Given request: Write the lines out again, from the top of the material to the line containing "import plotly.graph_objects as go", pictures excluded.

----------------

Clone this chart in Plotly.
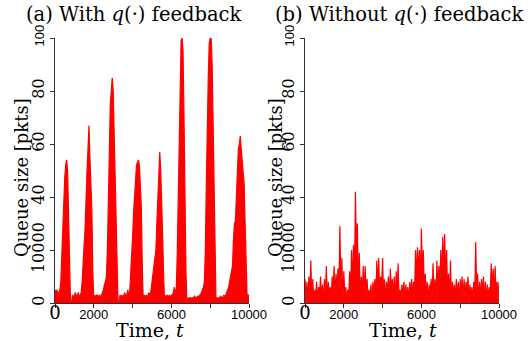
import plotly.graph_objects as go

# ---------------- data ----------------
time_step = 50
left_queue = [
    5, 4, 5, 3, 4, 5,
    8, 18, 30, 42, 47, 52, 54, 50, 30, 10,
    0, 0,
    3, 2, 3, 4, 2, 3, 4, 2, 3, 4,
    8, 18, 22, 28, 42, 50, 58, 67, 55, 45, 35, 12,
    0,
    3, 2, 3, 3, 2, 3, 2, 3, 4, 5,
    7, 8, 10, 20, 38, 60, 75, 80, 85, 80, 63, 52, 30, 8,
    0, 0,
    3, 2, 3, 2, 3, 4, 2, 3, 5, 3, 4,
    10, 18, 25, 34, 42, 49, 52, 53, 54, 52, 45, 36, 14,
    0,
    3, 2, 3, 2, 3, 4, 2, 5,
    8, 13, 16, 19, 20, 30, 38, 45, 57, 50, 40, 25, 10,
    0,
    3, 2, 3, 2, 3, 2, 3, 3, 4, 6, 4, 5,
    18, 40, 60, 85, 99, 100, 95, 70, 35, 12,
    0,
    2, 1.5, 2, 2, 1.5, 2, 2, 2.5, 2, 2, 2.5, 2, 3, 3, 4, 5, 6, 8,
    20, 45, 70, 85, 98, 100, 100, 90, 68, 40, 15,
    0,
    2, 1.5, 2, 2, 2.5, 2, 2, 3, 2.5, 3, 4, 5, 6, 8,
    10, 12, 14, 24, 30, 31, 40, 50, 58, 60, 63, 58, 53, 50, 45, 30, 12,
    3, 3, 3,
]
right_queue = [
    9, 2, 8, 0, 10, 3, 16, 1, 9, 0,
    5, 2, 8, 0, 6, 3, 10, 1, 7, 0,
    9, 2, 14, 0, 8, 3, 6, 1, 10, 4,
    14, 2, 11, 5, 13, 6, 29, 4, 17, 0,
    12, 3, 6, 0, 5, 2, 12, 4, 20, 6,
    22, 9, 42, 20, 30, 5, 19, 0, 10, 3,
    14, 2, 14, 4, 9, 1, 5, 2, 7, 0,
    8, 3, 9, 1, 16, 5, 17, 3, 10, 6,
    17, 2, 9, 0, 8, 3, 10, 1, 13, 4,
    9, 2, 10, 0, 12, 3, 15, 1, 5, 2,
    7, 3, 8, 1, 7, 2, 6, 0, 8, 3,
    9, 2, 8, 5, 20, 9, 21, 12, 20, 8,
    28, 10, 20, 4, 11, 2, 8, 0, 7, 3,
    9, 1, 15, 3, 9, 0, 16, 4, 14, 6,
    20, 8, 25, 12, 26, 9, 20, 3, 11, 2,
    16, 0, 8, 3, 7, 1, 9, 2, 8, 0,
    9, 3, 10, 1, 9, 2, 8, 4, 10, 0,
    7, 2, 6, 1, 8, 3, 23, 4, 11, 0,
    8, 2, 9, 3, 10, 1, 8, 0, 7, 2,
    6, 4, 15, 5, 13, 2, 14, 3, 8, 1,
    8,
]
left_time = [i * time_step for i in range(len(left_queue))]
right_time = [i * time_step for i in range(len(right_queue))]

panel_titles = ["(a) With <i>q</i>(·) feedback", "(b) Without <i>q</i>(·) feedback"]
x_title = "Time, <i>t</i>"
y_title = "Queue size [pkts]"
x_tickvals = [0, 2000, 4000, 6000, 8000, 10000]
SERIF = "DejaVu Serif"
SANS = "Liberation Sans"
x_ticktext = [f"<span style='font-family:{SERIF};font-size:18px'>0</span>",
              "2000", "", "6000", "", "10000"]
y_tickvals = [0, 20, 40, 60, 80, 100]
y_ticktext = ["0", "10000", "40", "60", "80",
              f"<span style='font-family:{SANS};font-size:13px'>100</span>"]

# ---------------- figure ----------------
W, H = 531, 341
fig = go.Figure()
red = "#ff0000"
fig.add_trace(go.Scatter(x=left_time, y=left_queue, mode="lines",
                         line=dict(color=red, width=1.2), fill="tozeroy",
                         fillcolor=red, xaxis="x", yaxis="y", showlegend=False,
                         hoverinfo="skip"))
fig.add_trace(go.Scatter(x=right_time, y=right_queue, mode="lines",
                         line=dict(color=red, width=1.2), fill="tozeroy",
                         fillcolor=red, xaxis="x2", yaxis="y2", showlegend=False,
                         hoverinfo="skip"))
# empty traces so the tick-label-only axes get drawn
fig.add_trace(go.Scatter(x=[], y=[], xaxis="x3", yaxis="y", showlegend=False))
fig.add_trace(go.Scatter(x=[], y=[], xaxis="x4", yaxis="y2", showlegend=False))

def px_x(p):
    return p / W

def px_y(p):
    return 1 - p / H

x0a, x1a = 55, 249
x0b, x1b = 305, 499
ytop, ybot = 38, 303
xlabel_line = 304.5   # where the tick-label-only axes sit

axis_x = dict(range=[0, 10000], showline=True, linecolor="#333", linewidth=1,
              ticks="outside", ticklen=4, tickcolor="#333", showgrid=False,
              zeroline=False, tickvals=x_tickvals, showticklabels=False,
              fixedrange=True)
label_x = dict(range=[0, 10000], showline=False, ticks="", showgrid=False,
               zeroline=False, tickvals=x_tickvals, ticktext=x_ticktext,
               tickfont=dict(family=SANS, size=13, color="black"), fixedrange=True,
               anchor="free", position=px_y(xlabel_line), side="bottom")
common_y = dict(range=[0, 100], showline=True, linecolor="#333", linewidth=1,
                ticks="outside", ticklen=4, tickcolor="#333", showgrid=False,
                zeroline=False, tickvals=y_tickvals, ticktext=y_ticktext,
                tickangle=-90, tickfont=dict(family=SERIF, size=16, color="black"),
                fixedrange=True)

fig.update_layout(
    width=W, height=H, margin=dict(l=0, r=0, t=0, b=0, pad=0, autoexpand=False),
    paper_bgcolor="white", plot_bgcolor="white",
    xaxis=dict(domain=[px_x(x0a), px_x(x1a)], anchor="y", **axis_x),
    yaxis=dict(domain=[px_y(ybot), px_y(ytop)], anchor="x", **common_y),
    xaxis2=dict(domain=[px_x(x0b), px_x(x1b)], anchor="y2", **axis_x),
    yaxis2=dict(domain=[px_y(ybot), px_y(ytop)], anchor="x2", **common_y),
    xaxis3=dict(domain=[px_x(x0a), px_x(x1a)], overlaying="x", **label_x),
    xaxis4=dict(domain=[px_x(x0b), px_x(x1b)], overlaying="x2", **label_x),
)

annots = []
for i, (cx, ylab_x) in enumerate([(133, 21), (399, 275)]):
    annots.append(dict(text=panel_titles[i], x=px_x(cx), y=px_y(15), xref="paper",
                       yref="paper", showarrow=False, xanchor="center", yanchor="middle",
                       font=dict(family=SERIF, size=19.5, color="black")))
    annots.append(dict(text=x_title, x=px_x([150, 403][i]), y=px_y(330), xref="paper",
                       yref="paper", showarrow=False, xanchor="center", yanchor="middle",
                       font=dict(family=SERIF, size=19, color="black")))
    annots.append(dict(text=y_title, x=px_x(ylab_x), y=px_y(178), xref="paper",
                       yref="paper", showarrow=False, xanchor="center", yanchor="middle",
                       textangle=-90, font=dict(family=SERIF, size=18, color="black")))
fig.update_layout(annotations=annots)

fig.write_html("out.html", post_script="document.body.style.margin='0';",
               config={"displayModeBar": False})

----------------

Solution to the problem:
Clone this chart in Plotly.
import plotly.graph_objects as go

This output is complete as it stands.